Perhaps I have written about the yellow jackets here before. They moved onto the deck over the summer. On a work-at-home 80 degree day I noticed outside the deck window. This is how I know they were entering and exiting through a seam on the door framing, to go who knows how far deep into the walls of my house. Yadda Yadda traps and spray.. they were dead and the crack was sealed and the trap full of dead bodies -- their little heads on little pikes I made especially for this purpose to deter others.

Yesterday one appeared inside.
By mid-October in NE, certain creatures are expected to have gone back to their winter lairs until the sun comes back: the buskers, the Red Sox, and the yellow jackets.

This is how I know you should not use wasp spray indoors, because it comes out like a firehose, and blew back the sheers before it even dripped on the one yellow jacket I was trying to kill.
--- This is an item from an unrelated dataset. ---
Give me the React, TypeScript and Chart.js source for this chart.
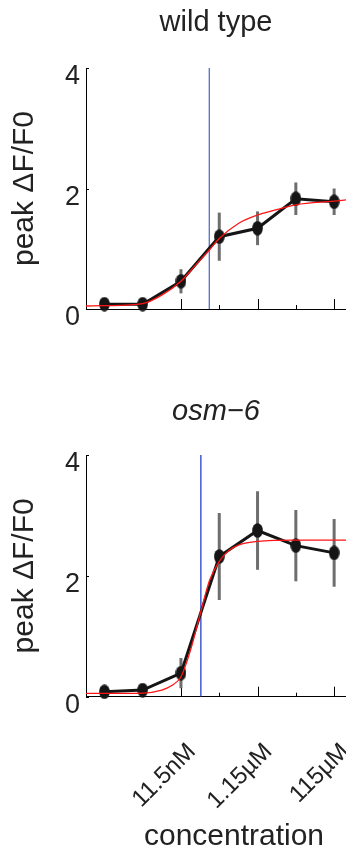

But I hadn't used it before. I had had a vision of being on my deck with no means of escape except the sliding door they lived under, which would have to be kept closed to keep them from escaping inside.

I'd been meaning to wash the sheers anyway.
This is how I know you should dry-clean your sheers instead of washing them.

But it's a gentle cycle, and a front-loader. Minimal stress to the fabric, and I've seen what goes on at the dry cleaner. And I'm thinking, this is one of those Great Moments in Homeownership, where not only do I have sheers, but I am actually going to clean them. I wouldn't have taken them to a laundromat any more than I would send them to the cleaners.

This is how I know that there is not enough fabric in a load of eight sheer panels, or enough water in a front loading gentle cycle to justify the amount of Woolite I used. This is also how I know that even though yours is a privately owned washer, and not really locked when it is running, and you can stop it whenever you want... you really shouldn't open that door.

So one spin cycle later and the water is drained and the floor is mopped (as my own husband, I chose to use the bath towel that was in the laundry anyway), but the machine is full of suds, and so are the curtains. I unsheathed them from layers of puffy bubbles into the bathtub while running the wash cycle again without anything in it. I recalled that as a apartment dweller, I belonged to a gym that had a swimsuit spinner that would take care of this easily, and imagined myself sneaking down there with a dripping gym bag. How many panels would I get through before someone came out of the locker room? And this is how I know you can't tumble dry anything that wet. And that wicker laundry hampers don't hold water. But that the Kenmore is still a very efficient machine.

Another wash for the curtains, again without soap, and they were not actually this dirty.
Now they are drying on racks. Stupid yellow jackets.


  1. This comment has been removed by a blog administrator.

  2. That would piss me right off.

    So, a wind in the backyard blows through the tree and causes the bird to take off which disturbs the yellow jacket who then feels the warmth from the nearby house and decides to fly inside... and the rest is history!